Tynwald Day - by Dan KarranOn the 5th July each year the Isle of Man holds a public holiday for Tynwald Day. This is the one time each year when recent laws of the island must be promulgated - or read to the atendees - in both English and Manx Gaelic in order for them to continue to have effect.

You can read more about Tynwald Day in the Wikipedia or see my photos from last years proceedings in the photo gallery section of my site.

It was rather disappointing googling for Tynwald Day to find that the Isle of Man Government haven't updated their own page about the day since the Queen attended in 2003. As our only national day, I would have thought that it would be really important to have an up to date information page about it on their website.

Update: It is listed in the tourism events calendar, but that's about it, and very little detail is given.

Photos of my dogs

A personal blog wouldn't be a real blog if I didn't post some photos of my pets, so over the past few days I've been taking some photos whilst experimenting with my new Canon EOS 300D camera. I have three dogs who live with my family - Lucy, Willow and Buster. They're all lovely but ever so slightly hyperactive. All the time.

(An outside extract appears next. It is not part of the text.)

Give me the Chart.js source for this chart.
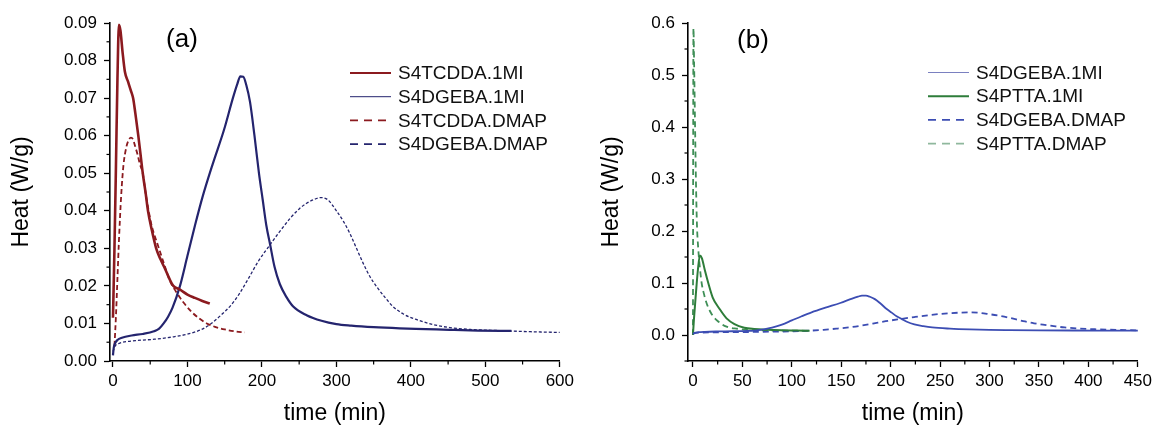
<!DOCTYPE html>
<html>
<head>
<meta charset="utf-8">
<script src="https://cdn.jsdelivr.net/npm/chart.js@4.4.1/dist/chart.umd.min.js"></script>
<style>
  html, body { margin: 0; padding: 0; background: #fff; }
  #wrap { position: relative; width: 1156px; height: 430px; }
  canvas { position: absolute; top: 0; }
  #chartA { left: 0; }
  #chartB { left: 578px; }
</style>
</head>
<body>
<div id="wrap">
  <canvas id="chartA" width="578" height="430"></canvas>
  <canvas id="chartB" width="578" height="430"></canvas>
</div>
<script>
// ---- data (time in min, heat flow in W/g) ----
const tcdda1miT = [0, 2, 4, 6, 8, 10, 13, 16, 20, 24, 27, 30, 34, 37, 40, 44, 47, 52, 58, 64, 70, 76, 81, 90, 100, 110, 120, 130];
const tcdda1miY = [0.0115, 0.030, 0.052, 0.075, 0.0895, 0.088, 0.082, 0.077, 0.0745, 0.072, 0.070, 0.066, 0.060, 0.055, 0.050, 0.0445, 0.040, 0.035, 0.030, 0.027, 0.0245, 0.0218, 0.020, 0.019, 0.0177, 0.0168, 0.016, 0.0153];

const tcddaDmapT = [2, 4, 6, 8, 11, 14, 18, 21, 24, 27, 30, 33, 36, 40, 44, 47, 52, 60, 70, 76, 83, 95, 106, 116, 126, 137, 150, 163, 177];
const tcddaDmapY = [0.004, 0.012, 0.022, 0.032, 0.044, 0.052, 0.057, 0.0588, 0.0595, 0.059, 0.057, 0.055, 0.0525, 0.050, 0.0445, 0.041, 0.036, 0.031, 0.025, 0.0215, 0.019, 0.0155, 0.013, 0.0113, 0.010, 0.0091, 0.0084, 0.0079, 0.0076];

const dgeba1miT = [0, 1, 3, 6, 12, 25, 40, 55, 62, 68, 74, 80, 90, 100, 110, 120, 134, 149, 161, 167, 171, 175, 179, 184, 190, 196, 201, 206, 211, 217, 224, 233, 242, 260, 280, 300, 320, 350, 385, 420, 452, 490, 535];
const dgeba1miY = [0.0015, 0.0035, 0.0048, 0.0056, 0.0062, 0.0068, 0.0072, 0.0079, 0.0086, 0.010, 0.0118, 0.0142, 0.020, 0.028, 0.036, 0.0435, 0.0525, 0.0615, 0.070, 0.0738, 0.0758, 0.0757, 0.0735, 0.069, 0.060, 0.050, 0.043, 0.036, 0.031, 0.025, 0.0205, 0.017, 0.0145, 0.0122, 0.0107, 0.0098, 0.0094, 0.009, 0.0087, 0.0085, 0.0083, 0.0081, 0.008];

const dgebaDmapT = [0, 3, 10, 30, 56, 80, 101, 120, 132, 145, 159, 170, 182, 195, 211, 224, 238, 250, 260, 270, 278, 288, 300, 310, 318, 327, 336, 345, 354, 365, 376, 390, 408, 430, 452, 480, 520, 560, 600];
const dgebaDmapY = [0.0025, 0.004, 0.0048, 0.0054, 0.0058, 0.0064, 0.0072, 0.0085, 0.010, 0.0122, 0.015, 0.018, 0.022, 0.0265, 0.031, 0.0345, 0.038, 0.0405, 0.042, 0.043, 0.0435, 0.043, 0.040, 0.037, 0.034, 0.030, 0.026, 0.0225, 0.0198, 0.017, 0.0145, 0.0125, 0.011, 0.0097, 0.0089, 0.0084, 0.0081, 0.0078, 0.0076];

const ptta1miT = [0, 1, 3, 5, 7, 9, 12, 15.5, 20, 27, 34, 42, 52, 62, 75, 90, 105, 118];
const ptta1miY = [0.0, 0.03, 0.08, 0.125, 0.153, 0.148, 0.125, 0.100, 0.072, 0.050, 0.032, 0.021, 0.014, 0.0115, 0.010, 0.009, 0.0085, 0.008];

const pttaDmapT = [0, 0.5, 1.2, 2, 3, 4, 5.4, 7, 8.8, 11, 14, 19, 25, 34, 45, 55, 70, 90, 118];
const pttaDmapY = [0.0, 0.59, 0.52, 0.42, 0.30, 0.215, 0.165, 0.13, 0.10, 0.08, 0.06, 0.04, 0.027, 0.016, 0.012, 0.010, 0.009, 0.0085, 0.008];

// ---- ticks ----
const xTicksA = [0, 100, 200, 300, 400, 500, 600];
const xMinorA = [50, 150, 250, 350, 450, 550];
const yTicksA = [0, 0.01, 0.02, 0.03, 0.04, 0.05, 0.06, 0.07, 0.08, 0.09];
const yMinorA = [0.005, 0.015, 0.025, 0.035, 0.045, 0.055, 0.065, 0.075, 0.085];

const xTicksB = [0, 50, 100, 150, 200, 250, 300, 350, 400, 450];
const xMinorB = [25, 75, 125, 175, 225, 275, 325, 375, 425];
const yTicksB = [0, 0.1, 0.2, 0.3, 0.4, 0.5, 0.6];
const yMinorB = [-0.05, 0.05, 0.15, 0.25, 0.35, 0.45, 0.55];

const FONT = '"Liberation Sans", Arial, sans-serif';

const pts = (t, y) => t.map((v, i) => ({ x: v, y: y[i] }));

function line(label, t, y, color, width, dash, legend) {
  return Object.assign({
    label, data: pts(t, y),
    borderColor: color, borderWidth: width, borderDash: dash || [],
    pointRadius: 0, fill: false, cubicInterpolationMode: 'monotone'
  }, legend || {});
}

// minor ticks, panel letter and legend
const decor = {
  id: 'decor',
  afterDraw(chart, args, o) {
    const ctx = chart.ctx;
    const xs = chart.scales.x, ys = chart.scales.y;
    ctx.save();
    ctx.strokeStyle = '#000';
    ctx.lineWidth = 1.2;
    o.minorX.forEach(v => {
      const px = xs.getPixelForValue(v);
      ctx.beginPath(); ctx.moveTo(px, xs.top); ctx.lineTo(px, xs.top + 3.5); ctx.stroke();
    });
    o.minorY.forEach(v => {
      const py = ys.getPixelForValue(v);
      ctx.beginPath(); ctx.moveTo(ys.right, py); ctx.lineTo(ys.right - 3.5, py); ctx.stroke();
    });

    ctx.fillStyle = '#000';
    ctx.font = '26px ' + FONT;
    ctx.textAlign = 'center';
    ctx.textBaseline = 'middle';
    ctx.fillText(o.label, o.labelX, o.labelY);

    ctx.font = '19px ' + FONT;
    ctx.textAlign = 'left';
    chart.data.datasets.forEach((ds, i) => {
      const y = o.legendY + i * 23.7;
      ctx.strokeStyle = ds.legendColor || ds.borderColor;
      ctx.lineWidth = ds.legendWidth || ds.borderWidth;
      ctx.setLineDash(ds.legendDash || []);
      ctx.beginPath(); ctx.moveTo(o.legendX, y); ctx.lineTo(o.legendX + 41, y); ctx.stroke();
      ctx.setLineDash([]);
      ctx.fillStyle = '#111';
      ctx.fillText(ds.label, o.legendX + 48, y + 1);
    });
    ctx.restore();
  }
};

function axes(xMin, xMax, xTicks, yMin, yMax, yTicks, digits, yTitlePad) {
  const tickFont = { family: FONT, size: 17 };
  const grid = { display: true, drawOnChartArea: false, drawTicks: true, tickLength: 6, color: '#000', tickWidth: 1.3 };
  return {
    x: {
      type: 'linear', min: xMin, max: xMax,
      afterBuildTicks: s => { s.ticks = xTicks.map(v => ({ value: v })); },
      afterFit: s => { s.height = 69; },
      grid,
      border: { display: true, color: '#000', width: 1.6 },
      ticks: { color: '#000', font: tickFont, padding: 4, maxRotation: 0, autoSkip: false },
      title: { display: true, text: 'time (min)', color: '#000', font: { family: FONT, size: 23 }, padding: { top: 0, bottom: 3 } }
    },
    y: {
      type: 'linear', min: yMin, max: yMax,
      afterBuildTicks: s => { s.ticks = yTicks.map(v => ({ value: v })); },
      afterFit: s => { s.width = 110; },
      grid,
      border: { display: true, color: '#000', width: 1.6 },
      ticks: { color: '#000', font: tickFont, padding: 7, autoSkip: false, callback: v => v.toFixed(digits) },
      title: { display: true, text: 'Heat (W/g)', color: '#000', font: { family: FONT, size: 23 }, padding: { top: yTitlePad, bottom: 0 } }
    }
  };
}

function makeChart(id, datasets, scales, decorOpts) {
  return new Chart(document.getElementById(id), {
    type: 'line',
    data: { datasets },
    options: {
      responsive: false,
      animation: false,
      layout: { padding: { left: 0, right: 18, top: 23, bottom: 0 } },
      scales,
      plugins: { legend: { display: false }, tooltip: { enabled: false }, decor: decorOpts }
    },
    plugins: [decor]
  });
}

const red = '#8b1a1f', navy = '#24246e', blue = '#3c4db3', green = '#2e7d3a';

makeChart('chartA', [
  line('S4TCDDA.1MI', tcdda1miT, tcdda1miY, red, 2.6, [], { legendWidth: 2 }),
  line('S4DGEBA.1MI', dgeba1miT, dgeba1miY, navy, 2.2, [], { legendWidth: 1 }),
  line('S4TCDDA.DMAP', tcddaDmapT, tcddaDmapY, red, 1.8, [5, 3], { legendWidth: 1.6, legendDash: [8, 6] }),
  line('S4DGEBA.DMAP', dgebaDmapT, dgebaDmapY, navy, 1.3, [3, 2], { legendWidth: 1.6, legendDash: [8, 6] })
], axes(-4, 600, xTicksA, 0, 0.09, yTicksA, 2, 8), {
  minorX: xMinorA, minorY: yMinorA, label: '(a)', labelX: 182, labelY: 40, legendX: 350, legendY: 73
});

makeChart('chartB', [
  line('S4DGEBA.1MI', dgeba1miT, dgeba1miY, blue, 1.8, [], { legendColor: '#7a80c0', legendWidth: 1.2 }),
  line('S4PTTA.1MI', ptta1miT, ptta1miY, green, 2, [], { legendWidth: 2 }),
  line('S4DGEBA.DMAP', dgebaDmapT, dgebaDmapY, blue, 1.8, [6, 4], { legendWidth: 1.6, legendDash: [8, 6] }),
  line('S4PTTA.DMAP', pttaDmapT, pttaDmapY, '#3f8f57', 1.8, [6, 4], { legendColor: '#8fb89d', legendWidth: 1.6, legendDash: [8, 6] })
], axes(-5, 450, xTicksB, -0.05, 0.6, yTicksB, 1, 20), {
  minorX: xMinorB, minorY: yMinorB, label: '(b)', labelX: 175, labelY: 41, legendX: 350, legendY: 72.5
});
</script>
</body>
</html>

Here is a photo of each of them in turn:

Lucy Willow Buster

The cats may be next, if they'll pose for a photo. Like true cats they enjoy their sleep, and I rarely see them awake!

Towards a wireless Isle of Man

Towards a wireless Isle of ManA few weeks back I came across a wi-fi hotspot in the departure lounge of the Isle of Man Airport - useful too, as the flight I was supposed to be catching was cancelled due to technical problems. The hotspot was the first I'd heard of on the island and at the time I couldn't find out much about it, except for the fact that it was part of a trial, and as such would be running as a free service. It was only tonight that I discovered more about the wi-fi trials, with another public area hotspot already being in operation and others on the way this year. The scheme is part of the Isle of Man Government's e-business strategy to promote the island to the wider business community whilst also making services more accessible to Manx residents.

These public hotspots, which are running as a free service for a year, are currently located at the Airport (near Castletown) and the Villa Marina (Douglas) with further hotspots planned for the NSC sports complex, the Manx Museum and the Sea Terminal - all in Douglas, the home of about half of the island's population. Other wi-fi hotspots are being promoted in hotels such as the Ascot and also a new bar and grill called Cunninghams, based in Douglas. Almost certainly there will be others but these are just two of the private sector hotspots I've heard of lately.

It is great to see that the island is taking up the wireless revolution, but it would be even better to see them embracing more wireless broadband technologies which offered high speed data access to rural communities. Half of the island's population live in the main conurbation of Douglas and Onchan, and many of the rest live within a short distance of the other towns of the island (many of which house a telephone exchange) but there are a large number of people living in the countryside who have no access to broadband at all. The government has been good at offering grants for ISDN, ADSL, and more recently even wireless broadband links, but there are restrictions as to who can use them. To make it viable for the company offering the services, they have to target appartment blocks and small out-of-ADSL-reach communities but still can't really target lone households unless they happen to be in the path of those links planned already.

Manx Telecom, the sole provider of telecommunications on the island, has always been at the forefront of mobile phone technology, testing the first European 3G networks and also now high speed HSDPA links, which could feasibly bring broadband to everybody else. I am keen to see how that progresses but judging by the lack of services launched off the 3G tests, I won't hold my breath.